Между собой долго обсуждали, почему урядник только в последний миг решился назвать Фрунзе. И пришли к единому мнению. Рабочие крепко любили Арсения, и если бы хоть краем уха услыхали, что Перлов тащит на казнь их любимца, не сносить бы ему головы. Хитрый урядник решился лишь в тот момент, когда реакция подняла голову; в Шуе и в Иваново-Вознесенске до основания перетряхнули организацию: арестовали партийцев на двух собраниях, разгромили типографию. И вместе с Арсением и Павлом оказались в подследственном корпусе П. Постышев (Ермак), П. Караваев, И. Уткин (Станко), Андронников (Петр), Сулкин (Виктор), Киселев, Куликов, Родионов, Жуков и другие.
Суд над Фрунзе и Гусевым начался 26 января 1909 года. При закрытых дверях возвестил его начало председатель — генерал-майор Милков. За судейским столом, покрытым зеленым сукном, под большим портретом императора всея Руси, его подпирали: полковник 10-го гренадерского Малороссийского полка Люстров и подполковник 9-го гренадерского Сибирского полка Марков. Обвинял прокурор Забелло. В секретарях состоял статский советник Стронский. Защищали присяжные поверенные Эрн и Шрейдер. Эрн уже был на первом процессе и не сомневался, что генерал Милков со своей компанией не сможет обвинить Фрунзе и Гусева.
Снова были свидетели: Перлов, Быков, Декаполитов; Зотовы, Романовы, Семенова, Солодухин; подключили Худякова и Закорюкина; прибыли из Москвы Михайлов, Пителева и Моравицкая.
Генерал Милков действовал как на плацу, где выстроились штрафники: быстро и грубо. Он пропустил мимо ушей заявление адвоката Шрейдера о том, что он не ознакомился с материалами «дела» и случайно узнал о дне процесса от друзей своего подзащитного Михаила Фрунзе: суд не прислал ему официального извещения; кричал на Василия Быкова, когда тот клялся, что его попутал Перлов; слишком грубо навалился на Закорюкина, когда тот пытался оспаривать утверждение Перлова, что Гусев был в день покушения в черной папахе.

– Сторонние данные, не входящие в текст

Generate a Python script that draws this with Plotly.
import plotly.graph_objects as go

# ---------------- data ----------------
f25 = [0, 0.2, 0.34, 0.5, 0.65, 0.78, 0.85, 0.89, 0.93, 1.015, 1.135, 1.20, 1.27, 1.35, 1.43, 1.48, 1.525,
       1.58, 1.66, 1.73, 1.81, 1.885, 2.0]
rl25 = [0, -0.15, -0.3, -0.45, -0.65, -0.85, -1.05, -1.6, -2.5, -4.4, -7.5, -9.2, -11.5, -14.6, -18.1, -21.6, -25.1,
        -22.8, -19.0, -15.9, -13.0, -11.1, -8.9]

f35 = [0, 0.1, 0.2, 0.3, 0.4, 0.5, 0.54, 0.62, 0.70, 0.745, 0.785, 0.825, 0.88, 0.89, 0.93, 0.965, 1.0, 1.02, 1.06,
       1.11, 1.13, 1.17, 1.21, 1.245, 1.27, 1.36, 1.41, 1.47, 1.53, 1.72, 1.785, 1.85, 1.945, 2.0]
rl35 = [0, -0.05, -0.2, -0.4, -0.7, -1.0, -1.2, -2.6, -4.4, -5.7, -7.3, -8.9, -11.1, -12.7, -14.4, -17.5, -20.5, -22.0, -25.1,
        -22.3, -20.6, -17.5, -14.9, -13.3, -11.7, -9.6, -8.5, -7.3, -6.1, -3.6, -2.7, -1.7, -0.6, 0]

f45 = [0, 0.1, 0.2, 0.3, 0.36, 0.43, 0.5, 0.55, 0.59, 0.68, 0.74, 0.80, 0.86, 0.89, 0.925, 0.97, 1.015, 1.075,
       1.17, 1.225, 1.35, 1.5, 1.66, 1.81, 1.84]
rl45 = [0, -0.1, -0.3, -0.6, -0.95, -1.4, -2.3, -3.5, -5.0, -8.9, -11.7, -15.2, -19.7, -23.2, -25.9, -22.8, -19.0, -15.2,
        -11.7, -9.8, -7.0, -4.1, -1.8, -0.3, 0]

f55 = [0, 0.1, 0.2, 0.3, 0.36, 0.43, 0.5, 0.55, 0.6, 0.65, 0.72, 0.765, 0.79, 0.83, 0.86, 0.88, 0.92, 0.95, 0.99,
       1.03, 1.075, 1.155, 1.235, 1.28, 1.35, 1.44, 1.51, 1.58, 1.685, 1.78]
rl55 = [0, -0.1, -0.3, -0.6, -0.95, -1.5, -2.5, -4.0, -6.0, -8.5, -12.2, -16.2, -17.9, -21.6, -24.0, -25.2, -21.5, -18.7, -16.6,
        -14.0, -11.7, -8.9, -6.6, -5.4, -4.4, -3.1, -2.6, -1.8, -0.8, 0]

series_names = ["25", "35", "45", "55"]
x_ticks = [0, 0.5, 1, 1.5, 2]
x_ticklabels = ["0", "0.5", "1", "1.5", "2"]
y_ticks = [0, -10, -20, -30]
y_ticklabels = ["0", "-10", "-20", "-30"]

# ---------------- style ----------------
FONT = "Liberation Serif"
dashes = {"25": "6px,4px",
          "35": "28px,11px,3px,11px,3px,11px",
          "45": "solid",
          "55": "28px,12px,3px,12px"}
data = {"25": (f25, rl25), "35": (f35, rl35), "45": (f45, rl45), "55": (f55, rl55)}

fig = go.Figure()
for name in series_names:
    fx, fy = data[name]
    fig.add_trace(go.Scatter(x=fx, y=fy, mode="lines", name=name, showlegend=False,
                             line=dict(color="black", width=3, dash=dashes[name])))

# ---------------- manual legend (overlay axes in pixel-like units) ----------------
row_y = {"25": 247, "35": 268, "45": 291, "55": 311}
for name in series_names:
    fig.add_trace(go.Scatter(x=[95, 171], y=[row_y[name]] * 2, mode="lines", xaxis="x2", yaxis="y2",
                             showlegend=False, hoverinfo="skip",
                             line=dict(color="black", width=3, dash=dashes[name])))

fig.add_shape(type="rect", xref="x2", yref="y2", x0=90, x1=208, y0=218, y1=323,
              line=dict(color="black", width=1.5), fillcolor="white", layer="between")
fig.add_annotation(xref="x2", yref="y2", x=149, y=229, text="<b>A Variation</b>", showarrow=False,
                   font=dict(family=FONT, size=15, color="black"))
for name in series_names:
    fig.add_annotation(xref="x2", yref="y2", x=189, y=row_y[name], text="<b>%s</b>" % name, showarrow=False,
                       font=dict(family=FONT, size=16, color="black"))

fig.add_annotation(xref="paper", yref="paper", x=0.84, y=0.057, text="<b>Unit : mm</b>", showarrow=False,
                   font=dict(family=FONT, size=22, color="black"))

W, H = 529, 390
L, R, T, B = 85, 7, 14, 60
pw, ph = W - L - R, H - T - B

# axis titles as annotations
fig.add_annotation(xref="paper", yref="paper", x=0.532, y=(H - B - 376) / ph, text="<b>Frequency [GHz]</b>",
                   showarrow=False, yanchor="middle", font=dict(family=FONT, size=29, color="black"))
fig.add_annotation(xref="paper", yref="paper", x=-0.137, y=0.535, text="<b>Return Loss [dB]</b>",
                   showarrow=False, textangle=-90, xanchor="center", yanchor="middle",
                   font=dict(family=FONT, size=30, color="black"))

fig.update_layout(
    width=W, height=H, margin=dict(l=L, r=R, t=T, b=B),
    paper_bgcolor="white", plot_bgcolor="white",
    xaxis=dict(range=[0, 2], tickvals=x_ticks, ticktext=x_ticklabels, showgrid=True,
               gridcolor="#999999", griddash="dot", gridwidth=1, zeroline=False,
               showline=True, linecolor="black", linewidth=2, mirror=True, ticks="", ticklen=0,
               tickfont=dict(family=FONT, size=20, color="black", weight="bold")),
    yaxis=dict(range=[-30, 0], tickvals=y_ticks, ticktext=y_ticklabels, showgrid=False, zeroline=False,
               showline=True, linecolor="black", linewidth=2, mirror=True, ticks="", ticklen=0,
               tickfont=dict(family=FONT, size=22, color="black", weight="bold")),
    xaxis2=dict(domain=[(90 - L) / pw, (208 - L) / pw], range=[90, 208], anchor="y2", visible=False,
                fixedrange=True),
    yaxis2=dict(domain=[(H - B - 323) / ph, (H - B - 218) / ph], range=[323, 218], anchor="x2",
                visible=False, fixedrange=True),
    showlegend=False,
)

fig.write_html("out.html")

Не придал он значения показаниям московских свидетелей; почти не слушал возражений подсудимых. Слишком быстро, формально осмотрел с членами суда, прокурором и адвокатами план местности, где стреляли в Перлова, глянул на часы и сказал:
— Господам прокурору и двум защитникам даю сто минут!

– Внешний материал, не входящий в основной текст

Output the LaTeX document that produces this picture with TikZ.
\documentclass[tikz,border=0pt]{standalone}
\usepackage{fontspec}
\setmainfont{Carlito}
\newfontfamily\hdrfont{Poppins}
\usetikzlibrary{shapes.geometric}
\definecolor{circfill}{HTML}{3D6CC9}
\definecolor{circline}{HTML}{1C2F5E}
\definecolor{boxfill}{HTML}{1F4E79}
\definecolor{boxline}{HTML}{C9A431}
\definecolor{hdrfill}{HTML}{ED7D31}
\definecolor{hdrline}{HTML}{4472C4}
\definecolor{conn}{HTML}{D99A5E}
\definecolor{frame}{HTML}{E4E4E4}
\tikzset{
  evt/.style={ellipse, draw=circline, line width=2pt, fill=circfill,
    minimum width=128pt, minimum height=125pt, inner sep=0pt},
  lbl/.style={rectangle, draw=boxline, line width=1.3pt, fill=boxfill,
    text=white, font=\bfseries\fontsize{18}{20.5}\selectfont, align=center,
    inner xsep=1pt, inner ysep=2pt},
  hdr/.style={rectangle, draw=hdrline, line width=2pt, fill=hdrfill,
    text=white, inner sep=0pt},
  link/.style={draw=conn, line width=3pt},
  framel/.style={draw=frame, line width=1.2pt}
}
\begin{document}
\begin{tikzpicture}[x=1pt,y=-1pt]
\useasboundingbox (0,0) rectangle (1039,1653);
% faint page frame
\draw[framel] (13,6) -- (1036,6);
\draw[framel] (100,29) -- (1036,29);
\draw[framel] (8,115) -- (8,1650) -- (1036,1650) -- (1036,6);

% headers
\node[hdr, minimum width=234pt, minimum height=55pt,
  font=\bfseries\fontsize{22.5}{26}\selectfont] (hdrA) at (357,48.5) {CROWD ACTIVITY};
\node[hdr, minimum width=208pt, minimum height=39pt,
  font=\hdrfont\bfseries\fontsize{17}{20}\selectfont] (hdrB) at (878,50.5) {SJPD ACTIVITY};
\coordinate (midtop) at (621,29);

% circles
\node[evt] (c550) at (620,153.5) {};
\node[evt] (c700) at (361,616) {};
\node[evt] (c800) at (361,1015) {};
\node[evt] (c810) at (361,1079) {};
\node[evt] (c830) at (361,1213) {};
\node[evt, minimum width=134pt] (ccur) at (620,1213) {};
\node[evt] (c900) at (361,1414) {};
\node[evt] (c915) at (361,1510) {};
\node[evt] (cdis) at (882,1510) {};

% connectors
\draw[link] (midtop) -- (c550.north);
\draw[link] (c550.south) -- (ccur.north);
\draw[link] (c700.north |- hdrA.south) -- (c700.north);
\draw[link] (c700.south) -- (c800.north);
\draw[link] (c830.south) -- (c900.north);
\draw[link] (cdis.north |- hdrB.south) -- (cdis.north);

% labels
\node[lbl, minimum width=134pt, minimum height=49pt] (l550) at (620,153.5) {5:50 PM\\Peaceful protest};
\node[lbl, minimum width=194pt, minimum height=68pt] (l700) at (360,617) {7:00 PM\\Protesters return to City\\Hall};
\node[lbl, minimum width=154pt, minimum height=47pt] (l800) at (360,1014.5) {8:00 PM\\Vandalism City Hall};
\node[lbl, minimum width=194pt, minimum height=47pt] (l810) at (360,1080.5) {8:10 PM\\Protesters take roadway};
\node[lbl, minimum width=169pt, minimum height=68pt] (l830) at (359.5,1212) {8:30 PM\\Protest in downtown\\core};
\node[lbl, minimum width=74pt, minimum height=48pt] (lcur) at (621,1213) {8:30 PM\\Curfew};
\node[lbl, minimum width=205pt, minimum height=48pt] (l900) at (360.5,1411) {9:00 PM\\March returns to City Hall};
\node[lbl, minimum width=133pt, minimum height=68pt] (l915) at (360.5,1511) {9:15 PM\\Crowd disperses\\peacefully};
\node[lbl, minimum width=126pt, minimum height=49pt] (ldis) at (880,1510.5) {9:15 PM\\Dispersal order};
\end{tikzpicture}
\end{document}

Торопился прокурор, торопились адвокаты. Милков выслушал их и объявил:
— Заседание закрывается. Приговор будет объявлен завтра, в десять часов утра…
Старый сутяга генерал Милков просчитался. Думал он, что попала в сети мелкая сошка и покончить с ней надо по давнему солдафонскому правилу: «Ать-два!..» Адвокатов следует припугнуть серьезными обстоятельствами переживаемого момента, и чтоб не болтали лишнего. А такого большевика, как Фрунзе, успевшего в пятиминутной речи заявить, что «революция победит неизбежно», шагом марш… на виселицу!

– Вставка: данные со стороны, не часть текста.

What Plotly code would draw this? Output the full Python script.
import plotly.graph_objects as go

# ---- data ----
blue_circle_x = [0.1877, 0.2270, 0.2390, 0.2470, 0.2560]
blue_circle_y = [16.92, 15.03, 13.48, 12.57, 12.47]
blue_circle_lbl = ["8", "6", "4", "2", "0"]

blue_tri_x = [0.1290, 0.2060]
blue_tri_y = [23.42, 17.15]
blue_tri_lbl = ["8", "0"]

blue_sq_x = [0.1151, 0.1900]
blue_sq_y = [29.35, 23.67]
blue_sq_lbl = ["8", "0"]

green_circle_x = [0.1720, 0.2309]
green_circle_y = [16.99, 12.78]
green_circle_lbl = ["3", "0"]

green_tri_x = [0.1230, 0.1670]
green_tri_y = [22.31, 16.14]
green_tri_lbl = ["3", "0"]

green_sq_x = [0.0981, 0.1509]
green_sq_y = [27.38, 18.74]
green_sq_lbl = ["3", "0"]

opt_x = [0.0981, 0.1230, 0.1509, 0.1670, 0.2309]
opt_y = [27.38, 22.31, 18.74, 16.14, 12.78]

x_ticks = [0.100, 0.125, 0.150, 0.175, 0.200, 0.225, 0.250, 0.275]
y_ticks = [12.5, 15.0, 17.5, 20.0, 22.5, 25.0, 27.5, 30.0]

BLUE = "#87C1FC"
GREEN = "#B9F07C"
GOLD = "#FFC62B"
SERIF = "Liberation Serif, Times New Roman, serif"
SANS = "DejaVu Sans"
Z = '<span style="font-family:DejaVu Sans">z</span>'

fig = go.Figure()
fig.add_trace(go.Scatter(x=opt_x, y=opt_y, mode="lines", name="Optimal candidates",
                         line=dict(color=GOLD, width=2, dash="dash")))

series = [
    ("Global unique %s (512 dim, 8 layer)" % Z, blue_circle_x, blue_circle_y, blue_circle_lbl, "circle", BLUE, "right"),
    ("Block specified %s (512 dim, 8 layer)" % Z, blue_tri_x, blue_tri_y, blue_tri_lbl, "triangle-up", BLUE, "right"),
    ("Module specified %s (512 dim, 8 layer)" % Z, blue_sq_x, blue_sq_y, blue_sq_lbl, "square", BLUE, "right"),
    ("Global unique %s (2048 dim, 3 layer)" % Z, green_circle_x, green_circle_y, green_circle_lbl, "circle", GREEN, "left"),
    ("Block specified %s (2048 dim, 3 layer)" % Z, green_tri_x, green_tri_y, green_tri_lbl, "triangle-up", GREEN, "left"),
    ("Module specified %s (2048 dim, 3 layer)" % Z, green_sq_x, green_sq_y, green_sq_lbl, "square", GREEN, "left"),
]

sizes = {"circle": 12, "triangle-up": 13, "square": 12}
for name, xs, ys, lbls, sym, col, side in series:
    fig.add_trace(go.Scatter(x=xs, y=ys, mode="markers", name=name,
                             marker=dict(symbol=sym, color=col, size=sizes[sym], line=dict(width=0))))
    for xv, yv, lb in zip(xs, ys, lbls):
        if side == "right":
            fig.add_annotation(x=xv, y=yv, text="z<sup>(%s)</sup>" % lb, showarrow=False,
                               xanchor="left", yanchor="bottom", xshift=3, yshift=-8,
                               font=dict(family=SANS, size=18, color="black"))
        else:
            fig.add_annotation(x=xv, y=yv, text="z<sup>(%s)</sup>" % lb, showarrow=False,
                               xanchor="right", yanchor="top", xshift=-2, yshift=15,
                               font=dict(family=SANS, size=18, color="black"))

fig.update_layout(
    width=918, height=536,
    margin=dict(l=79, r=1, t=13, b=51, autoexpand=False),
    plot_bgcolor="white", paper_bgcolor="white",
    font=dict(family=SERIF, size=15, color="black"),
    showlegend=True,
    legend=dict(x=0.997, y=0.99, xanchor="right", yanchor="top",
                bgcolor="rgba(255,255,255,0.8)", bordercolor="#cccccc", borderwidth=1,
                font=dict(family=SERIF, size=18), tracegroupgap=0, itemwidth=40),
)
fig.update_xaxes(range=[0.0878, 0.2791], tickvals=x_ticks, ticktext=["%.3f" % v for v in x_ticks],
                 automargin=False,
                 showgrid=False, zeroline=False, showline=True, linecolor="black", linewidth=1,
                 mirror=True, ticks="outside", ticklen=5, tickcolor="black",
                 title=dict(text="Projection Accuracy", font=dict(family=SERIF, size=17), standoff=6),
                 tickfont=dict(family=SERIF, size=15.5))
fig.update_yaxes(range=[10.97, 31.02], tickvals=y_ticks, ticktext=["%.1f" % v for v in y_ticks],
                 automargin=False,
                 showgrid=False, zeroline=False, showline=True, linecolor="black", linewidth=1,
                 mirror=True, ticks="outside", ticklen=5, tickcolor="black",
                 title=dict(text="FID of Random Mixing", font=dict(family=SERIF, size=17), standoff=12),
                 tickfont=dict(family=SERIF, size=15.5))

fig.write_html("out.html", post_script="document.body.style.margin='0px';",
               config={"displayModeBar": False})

27 января генерал зачитал приговор. Была в нем ссылка на то, что город Шуя относился в 1907 году к местности, объявленной «на положении усиленной охраны». И при этом Милков выразительно поглядел на Эрна и Шрейдера. И безапелляционно утверждалось, что Фрунзе и Гусев едва не убили урядника, «находившегося по поводу исполнения им обязанностей службы». И что подсудимые преданы военному суду для суждения по законам военного времени. Милков особенно оттенил эту фразу, давая понять всем присутствующим в зале, что милости от такого суда ждать нельзя.
Наконец добрался он до постановочной части приговора. Преступные действия Фрунзе и Гусева предусматривались «пунктом 1-м статьи 18-й приложения 1-го к статье 1-й «Устава о предупреждении и пресечении преступлений» (XIV том «Свода законов», издание 1890 года). Наказание определялось (по статье 279-й XXII параграфа «Свода военных постановлений» 1869 года, издание 3–6-е) «смертною казнию». И… «крестьянина Павла Гусева и мещанина Михаила Фрунзе, — читал генерал Милков, — …лишить всех прав состояния и каждого подвергнуть смертной казни через повешение…».
Затем было объявлено, что по истечении кассационного срока приговор надлежало представить на усмотрение командующего Московским военным округом.
Адвокаты посоветовались с подсудимыми и получили распоряжение подать немедленно кассационные жалобы.
Суд — «скорый и правый» — свою миссию закончил.
Вначале обуял Фрунзе страх. Но какой-то неосознанный: просто не верилось, что господа военные вынесли решение лишить его жизни.
Когда выводили из суда, охватила его апатия: жизнь так жизнь, смерть так смерть!